Exercise aim: Give the listing again character for character, but drop the images.
═══ Recorded information ═══
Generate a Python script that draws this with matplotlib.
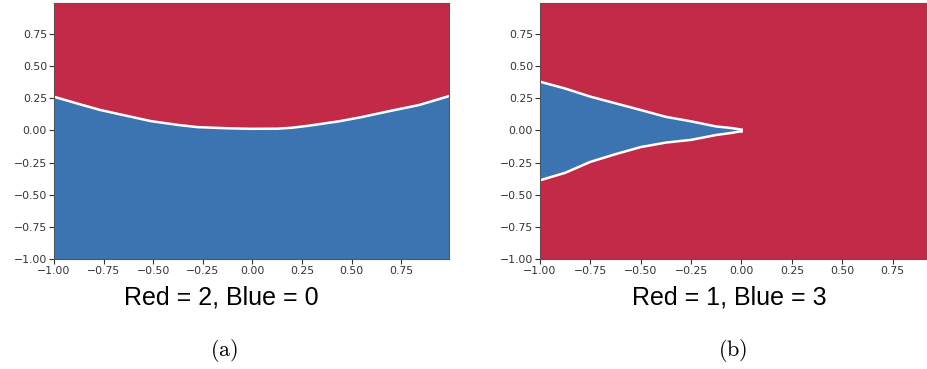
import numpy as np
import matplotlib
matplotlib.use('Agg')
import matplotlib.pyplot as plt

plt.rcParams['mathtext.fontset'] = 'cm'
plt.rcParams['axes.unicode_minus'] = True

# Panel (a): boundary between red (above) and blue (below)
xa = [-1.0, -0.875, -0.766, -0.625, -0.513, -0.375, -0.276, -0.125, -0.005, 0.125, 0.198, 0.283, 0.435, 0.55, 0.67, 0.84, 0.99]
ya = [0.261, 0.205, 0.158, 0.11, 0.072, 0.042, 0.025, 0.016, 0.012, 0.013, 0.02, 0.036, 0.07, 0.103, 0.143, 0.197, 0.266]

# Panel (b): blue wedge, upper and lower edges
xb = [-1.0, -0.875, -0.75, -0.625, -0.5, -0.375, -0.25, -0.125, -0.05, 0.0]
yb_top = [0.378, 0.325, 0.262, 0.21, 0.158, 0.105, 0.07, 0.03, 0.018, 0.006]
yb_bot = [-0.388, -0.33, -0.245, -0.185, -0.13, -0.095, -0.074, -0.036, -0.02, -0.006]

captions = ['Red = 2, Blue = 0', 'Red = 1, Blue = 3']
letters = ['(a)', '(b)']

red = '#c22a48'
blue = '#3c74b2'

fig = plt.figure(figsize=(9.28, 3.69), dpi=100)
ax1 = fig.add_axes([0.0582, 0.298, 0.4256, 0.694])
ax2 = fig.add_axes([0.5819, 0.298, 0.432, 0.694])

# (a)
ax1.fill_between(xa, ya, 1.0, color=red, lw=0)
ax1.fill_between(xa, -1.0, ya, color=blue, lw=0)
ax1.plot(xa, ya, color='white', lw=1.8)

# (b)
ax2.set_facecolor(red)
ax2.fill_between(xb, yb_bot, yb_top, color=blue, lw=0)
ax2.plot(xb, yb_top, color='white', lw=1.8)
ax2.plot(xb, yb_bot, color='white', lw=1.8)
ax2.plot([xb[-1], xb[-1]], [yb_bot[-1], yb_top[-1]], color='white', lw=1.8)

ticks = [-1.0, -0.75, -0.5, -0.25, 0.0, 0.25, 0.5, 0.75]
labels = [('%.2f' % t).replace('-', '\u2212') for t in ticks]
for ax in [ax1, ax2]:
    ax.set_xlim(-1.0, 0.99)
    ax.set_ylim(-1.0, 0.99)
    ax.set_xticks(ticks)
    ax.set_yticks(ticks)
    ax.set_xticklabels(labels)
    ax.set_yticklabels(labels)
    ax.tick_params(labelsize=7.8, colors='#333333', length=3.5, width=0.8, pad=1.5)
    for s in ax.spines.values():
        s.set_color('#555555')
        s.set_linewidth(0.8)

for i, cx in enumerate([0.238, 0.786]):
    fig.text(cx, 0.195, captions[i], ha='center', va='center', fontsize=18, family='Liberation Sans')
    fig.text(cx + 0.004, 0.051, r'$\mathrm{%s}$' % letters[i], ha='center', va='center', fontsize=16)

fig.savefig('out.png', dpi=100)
═══
Output:
Generate a Python script that draws this with matplotlib.
import numpy as np
import matplotlib
matplotlib.use('Agg')
import matplotlib.pyplot as plt

plt.rcParams['mathtext.fontset'] = 'cm'
plt.rcParams['axes.unicode_minus'] = True

# Panel (a): boundary between red (above) and blue (below)
xa = [-1.0, -0.875, -0.766, -0.625, -0.513, -0.375, -0.276, -0.125, -0.005, 0.125, 0.198, 0.283, 0.435, 0.55, 0.67, 0.84, 0.99]
ya = [0.261, 0.205, 0.158, 0.11, 0.072, 0.042, 0.025, 0.016, 0.012, 0.013, 0.02, 0.036, 0.07, 0.103, 0.143, 0.197, 0.266]

# Panel (b): blue wedge, upper and lower edges
xb = [-1.0, -0.875, -0.75, -0.625, -0.5, -0.375, -0.25, -0.125, -0.05, 0.0]
yb_top = [0.378, 0.325, 0.262, 0.21, 0.158, 0.105, 0.07, 0.03, 0.018, 0.006]
yb_bot = [-0.388, -0.33, -0.245, -0.185, -0.13, -0.095, -0.074, -0.036, -0.02, -0.006]

captions = ['Red = 2, Blue = 0', 'Red = 1, Blue = 3']
letters = ['(a)', '(b)']

red = '#c22a48'
blue = '#3c74b2'

fig = plt.figure(figsize=(9.28, 3.69), dpi=100)
ax1 = fig.add_axes([0.0582, 0.298, 0.4256, 0.694])
ax2 = fig.add_axes([0.5819, 0.298, 0.432, 0.694])

# (a)
ax1.fill_between(xa, ya, 1.0, color=red, lw=0)
ax1.fill_between(xa, -1.0, ya, color=blue, lw=0)
ax1.plot(xa, ya, color='white', lw=1.8)

# (b)
ax2.set_facecolor(red)
ax2.fill_between(xb, yb_bot, yb_top, color=blue, lw=0)
ax2.plot(xb, yb_top, color='white', lw=1.8)
ax2.plot(xb, yb_bot, color='white', lw=1.8)
ax2.plot([xb[-1], xb[-1]], [yb_bot[-1], yb_top[-1]], color='white', lw=1.8)

ticks = [-1.0, -0.75, -0.5, -0.25, 0.0, 0.25, 0.5, 0.75]
labels = [('%.2f' % t).replace('-', '\u2212') for t in ticks]
for ax in [ax1, ax2]:
    ax.set_xlim(-1.0, 0.99)
    ax.set_ylim(-1.0, 0.99)
    ax.set_xticks(ticks)
    ax.set_yticks(ticks)
    ax.set_xticklabels(labels)
    ax.set_yticklabels(labels)
    ax.tick_params(labelsize=7.8, colors='#333333', length=3.5, width=0.8, pad=1.5)
    for s in ax.spines.values():
        s.set_color('#555555')
        s.set_linewidth(0.8)

for i, cx in enumerate([0.238, 0.786]):
    fig.text(cx, 0.195, captions[i], ha='center', va='center', fontsize=18, family='Liberation Sans')
    fig.text(cx + 0.004, 0.051, r'$\mathrm{%s}$' % letters[i], ha='center', va='center', fontsize=16)

fig.savefig('out.png', dpi=100)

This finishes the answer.